Charlotte’s Web had submitted an application requesting FDA approval of a full-spectrum hemp extract that includes CBD. The FDA objected to the application, pointing out that just a few years ago it had already sent CBD down the path of active ingredients in pharmaceutical drugs—putting the cannabinoid at odds with the ingestible food and beverage and dietary supplement market. In 2018, the FDA approved GW Pharmaceuticals’ epilepsy drug, Epidiolex, which contained CBD as an active ingredient. (The Drug Enforcement Administration [DEA] later followed that move with its own approval of Epidiolex, as well.)
“CBD is the active ingredient in the approved drug product, Epidiolex. Furthermore, the existence of substantial clinical investigations involving CBD has been made public,” Cara Welch, acting director of the FDA’s Office of Dietary Supplement Programs, wrote in a letter to Charlotte’s Web. “Accordingly, your product may not be marketed as or in a dietary supplement.”

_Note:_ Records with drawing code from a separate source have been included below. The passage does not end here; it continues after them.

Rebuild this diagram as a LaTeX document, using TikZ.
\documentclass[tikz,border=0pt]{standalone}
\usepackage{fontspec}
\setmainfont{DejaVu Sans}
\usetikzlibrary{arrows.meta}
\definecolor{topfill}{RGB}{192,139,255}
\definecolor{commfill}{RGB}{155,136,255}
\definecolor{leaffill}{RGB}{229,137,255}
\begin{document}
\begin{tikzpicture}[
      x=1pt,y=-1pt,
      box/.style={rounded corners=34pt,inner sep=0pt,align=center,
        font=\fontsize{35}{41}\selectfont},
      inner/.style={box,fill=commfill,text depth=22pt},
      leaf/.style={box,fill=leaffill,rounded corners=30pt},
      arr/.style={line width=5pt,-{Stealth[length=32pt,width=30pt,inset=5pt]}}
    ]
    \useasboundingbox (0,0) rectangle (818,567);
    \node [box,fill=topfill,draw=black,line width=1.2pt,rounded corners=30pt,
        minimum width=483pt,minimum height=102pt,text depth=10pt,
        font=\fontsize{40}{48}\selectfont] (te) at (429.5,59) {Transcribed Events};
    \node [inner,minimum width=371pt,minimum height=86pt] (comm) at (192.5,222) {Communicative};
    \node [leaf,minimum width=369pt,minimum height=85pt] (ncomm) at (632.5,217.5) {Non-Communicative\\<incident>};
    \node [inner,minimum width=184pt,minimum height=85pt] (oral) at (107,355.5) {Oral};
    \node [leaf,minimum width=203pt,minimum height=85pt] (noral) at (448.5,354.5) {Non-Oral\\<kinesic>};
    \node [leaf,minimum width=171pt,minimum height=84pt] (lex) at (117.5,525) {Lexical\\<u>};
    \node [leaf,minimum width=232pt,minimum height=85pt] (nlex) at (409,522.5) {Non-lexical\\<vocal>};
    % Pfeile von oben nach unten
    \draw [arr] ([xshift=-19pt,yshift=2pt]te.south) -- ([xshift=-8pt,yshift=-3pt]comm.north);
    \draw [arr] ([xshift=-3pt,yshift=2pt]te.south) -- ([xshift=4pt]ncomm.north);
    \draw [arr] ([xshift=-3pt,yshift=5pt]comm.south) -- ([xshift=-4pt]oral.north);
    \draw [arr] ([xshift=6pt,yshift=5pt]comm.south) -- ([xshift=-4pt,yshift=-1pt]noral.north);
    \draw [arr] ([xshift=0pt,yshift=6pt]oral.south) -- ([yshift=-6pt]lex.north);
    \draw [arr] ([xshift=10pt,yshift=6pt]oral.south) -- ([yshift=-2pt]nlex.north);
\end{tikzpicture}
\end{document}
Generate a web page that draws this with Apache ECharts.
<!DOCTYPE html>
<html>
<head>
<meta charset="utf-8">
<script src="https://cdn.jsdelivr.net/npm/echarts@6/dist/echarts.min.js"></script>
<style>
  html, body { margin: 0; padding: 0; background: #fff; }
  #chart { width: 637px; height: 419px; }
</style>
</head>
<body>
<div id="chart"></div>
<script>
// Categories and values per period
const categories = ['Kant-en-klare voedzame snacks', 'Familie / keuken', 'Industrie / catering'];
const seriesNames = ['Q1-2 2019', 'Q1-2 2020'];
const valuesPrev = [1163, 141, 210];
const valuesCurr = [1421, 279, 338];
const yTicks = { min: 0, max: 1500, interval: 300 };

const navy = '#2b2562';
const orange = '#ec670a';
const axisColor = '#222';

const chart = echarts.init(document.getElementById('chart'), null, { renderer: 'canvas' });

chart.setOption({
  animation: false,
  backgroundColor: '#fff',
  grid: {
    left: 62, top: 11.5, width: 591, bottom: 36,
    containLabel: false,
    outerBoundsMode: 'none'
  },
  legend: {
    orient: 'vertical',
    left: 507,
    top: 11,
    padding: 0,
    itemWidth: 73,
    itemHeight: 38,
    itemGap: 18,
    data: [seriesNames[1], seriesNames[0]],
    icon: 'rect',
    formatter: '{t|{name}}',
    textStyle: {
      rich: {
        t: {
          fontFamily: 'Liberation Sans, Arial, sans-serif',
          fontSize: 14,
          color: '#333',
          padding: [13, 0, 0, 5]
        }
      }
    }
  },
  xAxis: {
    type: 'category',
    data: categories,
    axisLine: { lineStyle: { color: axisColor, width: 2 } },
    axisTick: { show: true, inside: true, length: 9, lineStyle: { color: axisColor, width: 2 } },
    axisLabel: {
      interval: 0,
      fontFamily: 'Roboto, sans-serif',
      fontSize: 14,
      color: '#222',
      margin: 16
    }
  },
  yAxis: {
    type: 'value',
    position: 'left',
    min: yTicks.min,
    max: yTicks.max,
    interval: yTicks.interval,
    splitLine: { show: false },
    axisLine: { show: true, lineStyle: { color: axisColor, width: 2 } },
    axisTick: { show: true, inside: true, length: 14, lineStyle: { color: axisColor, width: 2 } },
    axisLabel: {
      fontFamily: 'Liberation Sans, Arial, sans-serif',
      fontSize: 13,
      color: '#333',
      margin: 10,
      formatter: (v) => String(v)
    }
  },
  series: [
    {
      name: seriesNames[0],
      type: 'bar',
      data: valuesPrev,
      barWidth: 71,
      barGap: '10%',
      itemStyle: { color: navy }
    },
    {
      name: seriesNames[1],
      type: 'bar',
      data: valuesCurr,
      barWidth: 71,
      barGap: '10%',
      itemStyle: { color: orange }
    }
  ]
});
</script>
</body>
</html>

Seeing a catch-22 in any future CBD application to the FDA, the team at Charlotte’s Web pointed to the U.S. Congress as an inevitable arbiter of this debate. The FDA, it is being reasoned, sent CBD down one regulatory path—closing off another regulatory path before the market had a chance to catch up.
“While we disagree with FDA’s reasoning, believing we provided extensive and credible scientific evidence that supported a different outcome, this decision affirms the path to regulatory clarity must come from Congress,” Charlotte’s Web Chief Executive Officer Deanie Elsner said in a statement, as published by Bloomberg.
In a public statement released by the U.S. Hemp Roundtable, the organization echoed Elsner’s reference to the legislative branch in Washington, D.C: “This should be a clarion call to Congress that it is time to step in and pass legislation to ensure that CBD products are held to the same standard as all dietary supplements and food ingredients, and to reject an NDIN-only path. It’s been more than two and a half years since hemp was legalized by the 2018 Farm Bill, and without congressional intervention, the hemp farming industry will continue to struggle, and consumers stand to lose as well.”